Der Göttinger Anthropologe Edgar Dahl kommt in seinem Buch „Die Gene der Liebe“ (Carlsen Verlag, Hamburg) zu dem Schluß, daß Frauen von Natur aus einen Machtvorsprung der Männer schätzten. Er beruft sich auf den Psychologen Glenn E. Weisfeld von der Wayne State University, Detroit, der in einer Untersuchung an 1000 britischen Ehepaaren feststellte, daß die glücklichsten Verbindungen stets die waren, in denen der Mann – ganz leicht – den Ton angab: „Frauen lieben erfolgreiche Männer, Männer, die ihnen etwas überlegen sind, auf die sie stolz sein können.“ Eine Studie des Max-Planck-Instituts für Humanethologie zeigt: Frauen bevorzugen per Evolution dominantere Männer – die in der Lage sind, zu beschützen, die Familie zu ernähren. Daran mag mann heute nicht mehr so recht glauben.
Auf der anderen Seite rätseln viele Frauen schon, ob ihnen vielleicht selbst die Kunst des Weiblichseins im Zuge der Gleichberechtigung durch das Postulat der Androgynie abhanden gekommen ist: „Vielleicht haben wir Frauen verlernt, verführerisch und sinnlich zu sein, so richtige Weibchen“, fragt sich eine 44jährige Unternehmerin. Die streitbare US-Professorin für Psychologie, Camille Paglia, giftet: „Die gesamte feministische Kultur sagt, daß die wichtigste Frau die Frau mit dem Aktenkoffer ist.“ Doch die eisgekühlte Kompakt-Lady taugt einfach nicht zum Objekt männlicher Begierden. „Wenn Frauen beginnen, sich gezielt als unweiblich hinzustellen, allen weiblichen Werten radikal abzuschwören, weil sie es mit den Kerlen aufnehmen wollen, lösen sie Aggressionen aus“, moniert Herriger. „Wir sind archetypisch geprägt. Mann und Frau sind keine identischen Wesen.“
Deutsche Männer – befragt nach ihrem Frauenideal – nennen als Attribute der ultimativen Weiblichkeit immer noch attraktives Aussehen (91 Prozent) und Treue (88 Prozent), laut einer Umfrage der Zeitschrift „Men´s Health“ von 1995. Intelligenz (21 Prozent) und Selbstbewußtsein (26 Prozent) lassen die Männer erstaunlich kalt.

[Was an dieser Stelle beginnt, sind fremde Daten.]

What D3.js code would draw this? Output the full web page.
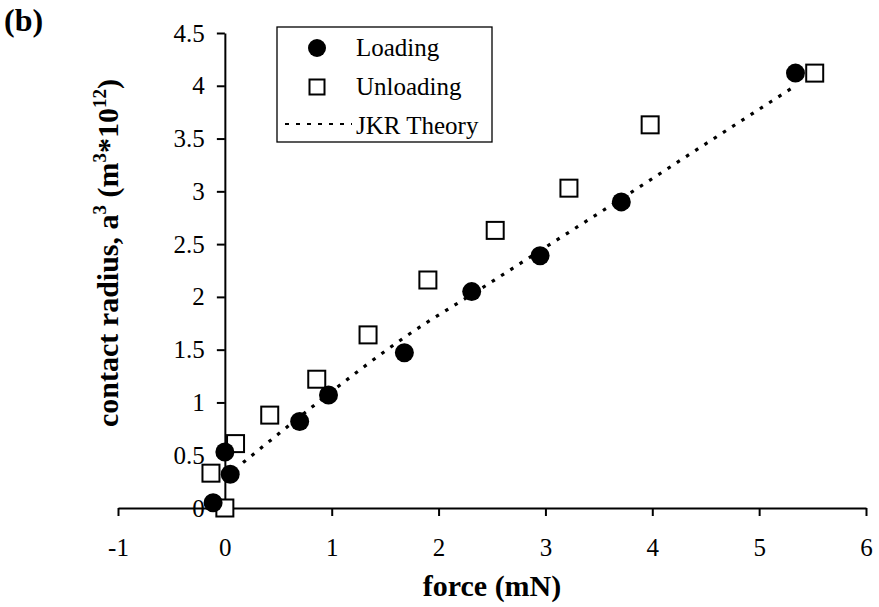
<!DOCTYPE html>
<html>
<head>
<meta charset="utf-8">
<script src="https://cdn.jsdelivr.net/npm/d3@7"></script>
<style>
  html, body { margin: 0; padding: 0; background: #fff; }
  svg { display: block; font-family: "Liberation Serif", "Times New Roman", serif; }
</style>
</head>
<body>
<svg id="chart" width="879" height="607"></svg>
<script>
// Loading branch (filled circles): force in mN, contact radius a^3 in m^3*10^12
const loadingForce = [-0.11, 0.00, 0.05, 0.70, 0.97, 1.68, 2.31, 2.95, 3.71, 5.34];
const loadingA3    = [0.05, 0.53, 0.32, 0.82, 1.07, 1.47, 2.05, 2.39, 2.90, 4.12];

// Unloading branch (open squares)
const unloadingForce = [0.00, -0.13, 0.10, 0.42, 0.86, 1.34, 1.90, 2.53, 3.22, 3.98, 5.52];
const unloadingA3    = [0.00, 0.33, 0.61, 0.88, 1.22, 1.64, 2.16, 2.63, 3.03, 3.63, 4.12];

// JKR theory curve
const jkrForce = [0.17, 0.50, 0.97, 1.70, 2.40, 3.00, 3.71, 4.50, 5.34];
const jkrA3    = [0.43, 0.70, 1.08, 1.63, 2.08, 2.47, 2.93, 3.45, 4.00];

// Axis ticks
const xTicks = [-1, 0, 1, 2, 3, 4, 5, 6];
const yTicks = [0, 0.5, 1, 1.5, 2, 2.5, 3, 3.5, 4, 4.5];

const svg = d3.select("#chart");

const x = d3.scaleLinear().domain([-1, 6]).range([118, 866]);
const y = d3.scaleLinear().domain([0, 4.5]).range([508, 33]);

// X axis along a^3 = 0
const xAxis = svg.append("g")
  .attr("transform", `translate(0,${y(0)})`)
  .call(d3.axisBottom(x).tickValues(xTicks).tickFormat(d => String(d))
        .tickSize(8).tickSizeOuter(0).tickPadding(22));

// Y axis along force = 0
const yAxis = svg.append("g")
  .attr("transform", `translate(${x(0)},0)`)
  .call(d3.axisLeft(y).tickValues(yTicks).tickFormat(d => String(d))
        .tickSize(8).tickSizeOuter(0).tickPadding(12));

[xAxis, yAxis].forEach(g => {
  g.select(".domain").attr("stroke", "#000").attr("stroke-width", 2);
  g.selectAll(".tick line").attr("stroke", "#000").attr("stroke-width", 2);
  g.selectAll(".tick text")
    .attr("fill", "#000")
    .style("font-family", "'Liberation Serif', serif")
    .style("font-size", "25px");
});

// JKR theory dotted curve
const jkrPts = jkrForce.map((f, i) => [f, jkrA3[i]]);
svg.append("path")
  .datum(jkrPts)
  .attr("fill", "none")
  .attr("stroke", "#000")
  .attr("stroke-width", 3.2)
  .attr("stroke-dasharray", "3.5,7.5")
  .attr("d", d3.line().curve(d3.curveMonotoneX).x(d => x(d[0])).y(d => y(d[1])));

// Unloading squares
const sq = 17;
svg.append("g").selectAll("rect")
  .data(unloadingForce.map((f, i) => [f, unloadingA3[i]]))
  .join("rect")
  .attr("x", d => x(d[0]) - sq / 2)
  .attr("y", d => y(d[1]) - sq / 2)
  .attr("width", sq)
  .attr("height", sq)
  .attr("fill", "#fff")
  .attr("stroke", "#000")
  .attr("stroke-width", 2);

// Loading circles
svg.append("g").selectAll("circle")
  .data(loadingForce.map((f, i) => [f, loadingA3[i]]))
  .join("circle")
  .attr("cx", d => x(d[0]))
  .attr("cy", d => y(d[1]))
  .attr("r", 9.5)
  .attr("fill", "#000");

// Legend
const lg = svg.append("g");
lg.append("rect")
  .attr("x", 277).attr("y", 27).attr("width", 215).attr("height", 115)
  .attr("fill", "#fff").attr("stroke", "#000").attr("stroke-width", 1.3);
lg.append("circle").attr("cx", 317).attr("cy", 48).attr("r", 9).attr("fill", "#000");
lg.append("rect").attr("x", 309.5).attr("y", 79.5).attr("width", 15).attr("height", 15)
  .attr("fill", "#fff").attr("stroke", "#000").attr("stroke-width", 2);
lg.append("line").attr("x1", 285).attr("x2", 352).attr("y1", 124).attr("y2", 124)
  .attr("stroke", "#000").attr("stroke-width", 2).attr("stroke-dasharray", "4,7");
const legendLabels = ["Loading", "Unloading", "JKR Theory"];
lg.selectAll("text.lab")
  .data(legendLabels)
  .join("text")
  .attr("class", "lab")
  .attr("x", 356)
  .attr("y", (d, i) => 56 + i * 39)
  .style("font-size", "25px")
  .text(d => d);

// Axis titles
svg.append("text")
  .attr("x", 492).attr("y", 596)
  .attr("text-anchor", "middle")
  .style("font-size", "30px").style("font-weight", "bold")
  .text("force (mN)");

const yt = svg.append("text")
  .attr("transform", "translate(118,253) rotate(-90)")
  .attr("text-anchor", "middle")
  .style("font-size", "30px").style("font-weight", "bold");
yt.append("tspan").text("contact radius, a");
yt.append("tspan").attr("dy", -12).style("font-size", "19px").text("3");
yt.append("tspan").attr("dy", 12).text(" (m");
yt.append("tspan").attr("dy", -12).style("font-size", "19px").text("3");
yt.append("tspan").attr("dy", 12).text("*10");
yt.append("tspan").attr("dy", -12).style("font-size", "19px").text("12");
yt.append("tspan").attr("dy", 12).text(")");

// Panel label
svg.append("text")
  .attr("x", 4).attr("y", 31)
  .style("font-size", "32px").style("font-weight", "bold")
  .text("(b)");
</script>
</body>
</html>
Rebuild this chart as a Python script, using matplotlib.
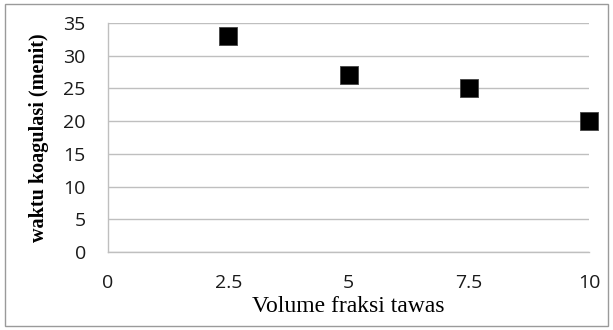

Der notorische Herzensbrecher Heiner Lauterbach verkündete sorglos: „Eine Frau, die weich ist, ist was Schönes. Nur Intelligenz finde ich nicht unbedingt sexy. Eine intelligente Frau ist interessant. Das ist was anderes.“ Der Autor Michael Segell meint: „In den geschlechterverzerrten 90ern erreichen den Mann irritierende Signale: Die aufstrebende Partnerin initiiert eine Konkurrenz, die normalerweise unter Männern ausgetragen wird. So wird sie im primitiven Sinne als männliches Wesen eingestuft.“
Die Rückkehr von Dornröschen. Paarforscher zitieren mittlerweile gern das Märchen von Dornröschen als ideales Mächteverhältnis von Mann und Frau: Da ist der Prinz, der sich weder durch Dornen noch durch enorme Mühen abhalten lassen darf, die Prinzessin im Schloß zu erlösen. Auf der anderen Seite steht Dornröschen, wunderschön und vor allem mächtig, denn ihr gelingt es, ihn zu wochenlanger Qual zu bewegen, seinen Weg zu bestimmen. Biddulph: „Sie sind zwar gleich, aber haben unterschiedliche Arten von Macht.“ Die Werbeagentur BBDO Europe entwarf nach einer Umfrage in 19 Ländern Europas das Bild der „Future Woman“. Die weiß unter anderem „ihre Interessen in einer männerdominierten Welt durchzusetzen, vermeidet es jedoch, übertrieben emanzipatorische Botschaften zu verbreiten oder Männer der Lächerlichkeit preiszugeben“. Jetzt haben die Männer die Chance, den echten Mann in sich zu entdecken. Schon Nietzsche wußte: „Gegen die Männerkrankheit der Selbstverachtung hilft am sichersten, von einem klugen Weibe geliebt zu werden."